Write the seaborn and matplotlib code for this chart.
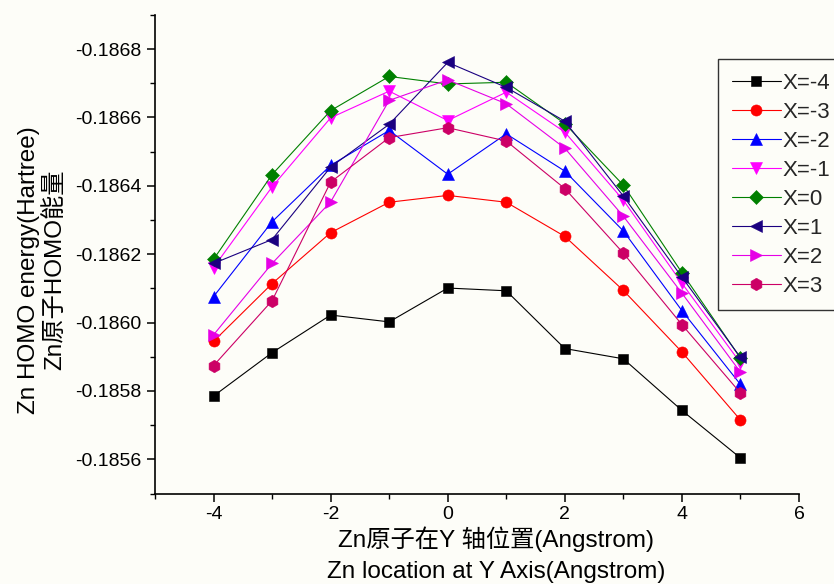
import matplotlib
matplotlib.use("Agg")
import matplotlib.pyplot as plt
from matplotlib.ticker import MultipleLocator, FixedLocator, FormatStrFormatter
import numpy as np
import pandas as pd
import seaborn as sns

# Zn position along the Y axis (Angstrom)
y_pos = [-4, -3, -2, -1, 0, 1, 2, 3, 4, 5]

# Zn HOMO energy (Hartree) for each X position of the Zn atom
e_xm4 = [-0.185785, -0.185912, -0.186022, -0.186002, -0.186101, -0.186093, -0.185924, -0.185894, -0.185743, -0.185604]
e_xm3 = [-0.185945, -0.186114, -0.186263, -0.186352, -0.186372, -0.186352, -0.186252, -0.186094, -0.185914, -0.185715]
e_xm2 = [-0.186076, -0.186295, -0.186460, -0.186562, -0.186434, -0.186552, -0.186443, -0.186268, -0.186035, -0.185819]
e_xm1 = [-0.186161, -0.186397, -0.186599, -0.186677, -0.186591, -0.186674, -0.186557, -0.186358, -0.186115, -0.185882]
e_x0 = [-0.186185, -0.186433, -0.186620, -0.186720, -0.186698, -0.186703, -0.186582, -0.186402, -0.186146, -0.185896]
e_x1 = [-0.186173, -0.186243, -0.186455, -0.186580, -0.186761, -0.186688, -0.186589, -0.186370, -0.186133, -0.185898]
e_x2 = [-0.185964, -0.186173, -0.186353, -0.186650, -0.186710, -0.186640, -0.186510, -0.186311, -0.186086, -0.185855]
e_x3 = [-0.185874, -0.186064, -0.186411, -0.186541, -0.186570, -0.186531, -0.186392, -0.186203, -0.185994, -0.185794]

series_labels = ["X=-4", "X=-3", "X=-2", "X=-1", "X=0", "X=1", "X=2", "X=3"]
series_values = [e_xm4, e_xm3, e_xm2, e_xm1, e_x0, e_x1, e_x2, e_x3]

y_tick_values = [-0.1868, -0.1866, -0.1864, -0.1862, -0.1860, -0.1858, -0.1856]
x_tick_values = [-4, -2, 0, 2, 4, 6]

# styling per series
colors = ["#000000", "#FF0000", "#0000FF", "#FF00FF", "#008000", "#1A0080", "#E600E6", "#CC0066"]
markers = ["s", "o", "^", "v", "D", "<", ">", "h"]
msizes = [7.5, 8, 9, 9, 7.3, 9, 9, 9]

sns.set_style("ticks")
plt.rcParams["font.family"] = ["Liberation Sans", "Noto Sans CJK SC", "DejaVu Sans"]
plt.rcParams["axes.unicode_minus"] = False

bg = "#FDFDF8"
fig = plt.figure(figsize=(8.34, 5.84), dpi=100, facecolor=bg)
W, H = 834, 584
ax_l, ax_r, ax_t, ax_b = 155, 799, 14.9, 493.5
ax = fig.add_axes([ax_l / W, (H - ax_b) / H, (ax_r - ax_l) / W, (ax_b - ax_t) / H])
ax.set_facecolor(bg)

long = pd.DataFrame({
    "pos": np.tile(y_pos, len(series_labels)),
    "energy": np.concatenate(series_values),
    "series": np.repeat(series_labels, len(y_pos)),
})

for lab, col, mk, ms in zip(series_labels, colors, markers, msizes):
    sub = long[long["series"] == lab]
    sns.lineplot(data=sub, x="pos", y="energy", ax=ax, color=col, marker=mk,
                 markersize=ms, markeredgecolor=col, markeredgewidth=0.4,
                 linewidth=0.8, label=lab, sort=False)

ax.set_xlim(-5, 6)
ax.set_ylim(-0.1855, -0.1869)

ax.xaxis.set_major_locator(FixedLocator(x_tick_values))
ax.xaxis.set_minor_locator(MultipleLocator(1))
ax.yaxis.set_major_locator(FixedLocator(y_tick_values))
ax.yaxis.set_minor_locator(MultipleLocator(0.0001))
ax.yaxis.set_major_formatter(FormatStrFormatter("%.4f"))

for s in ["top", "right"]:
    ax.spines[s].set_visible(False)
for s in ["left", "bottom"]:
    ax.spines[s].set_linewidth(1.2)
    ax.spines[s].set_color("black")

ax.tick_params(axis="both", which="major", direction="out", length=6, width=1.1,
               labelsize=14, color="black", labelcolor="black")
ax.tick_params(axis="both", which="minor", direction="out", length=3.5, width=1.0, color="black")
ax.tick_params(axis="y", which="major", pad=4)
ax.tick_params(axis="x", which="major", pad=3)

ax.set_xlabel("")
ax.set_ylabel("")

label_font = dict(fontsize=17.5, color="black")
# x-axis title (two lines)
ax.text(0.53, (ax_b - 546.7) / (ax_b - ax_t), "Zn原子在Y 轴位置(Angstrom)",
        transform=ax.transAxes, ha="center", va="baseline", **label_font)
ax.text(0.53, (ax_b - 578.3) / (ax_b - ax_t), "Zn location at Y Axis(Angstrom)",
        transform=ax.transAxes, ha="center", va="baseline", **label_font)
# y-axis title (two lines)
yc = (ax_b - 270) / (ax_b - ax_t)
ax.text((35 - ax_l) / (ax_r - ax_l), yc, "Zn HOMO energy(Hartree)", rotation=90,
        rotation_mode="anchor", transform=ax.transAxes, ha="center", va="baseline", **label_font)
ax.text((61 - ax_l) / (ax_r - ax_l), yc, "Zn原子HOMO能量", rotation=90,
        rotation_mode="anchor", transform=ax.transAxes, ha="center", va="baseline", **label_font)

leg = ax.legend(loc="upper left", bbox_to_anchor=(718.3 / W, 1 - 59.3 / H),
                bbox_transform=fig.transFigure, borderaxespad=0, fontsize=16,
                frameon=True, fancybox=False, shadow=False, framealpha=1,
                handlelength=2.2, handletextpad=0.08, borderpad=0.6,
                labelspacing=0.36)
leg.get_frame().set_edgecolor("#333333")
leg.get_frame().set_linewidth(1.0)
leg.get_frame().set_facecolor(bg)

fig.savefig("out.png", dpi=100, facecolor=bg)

::::::

INSTRUCTIONS TO FOLLOW:
Take the material above from its first line through the line holding "y_pos = [-4, -3, -2, -1, 0, 1, 2, 3, 4, 5]" and set it down exactly, without the pictures.

SOLVED PROBLEM:
Write the seaborn and matplotlib code for this chart.
import matplotlib
matplotlib.use("Agg")
import matplotlib.pyplot as plt
from matplotlib.ticker import MultipleLocator, FixedLocator, FormatStrFormatter
import numpy as np
import pandas as pd
import seaborn as sns

# Zn position along the Y axis (Angstrom)
y_pos = [-4, -3, -2, -1, 0, 1, 2, 3, 4, 5]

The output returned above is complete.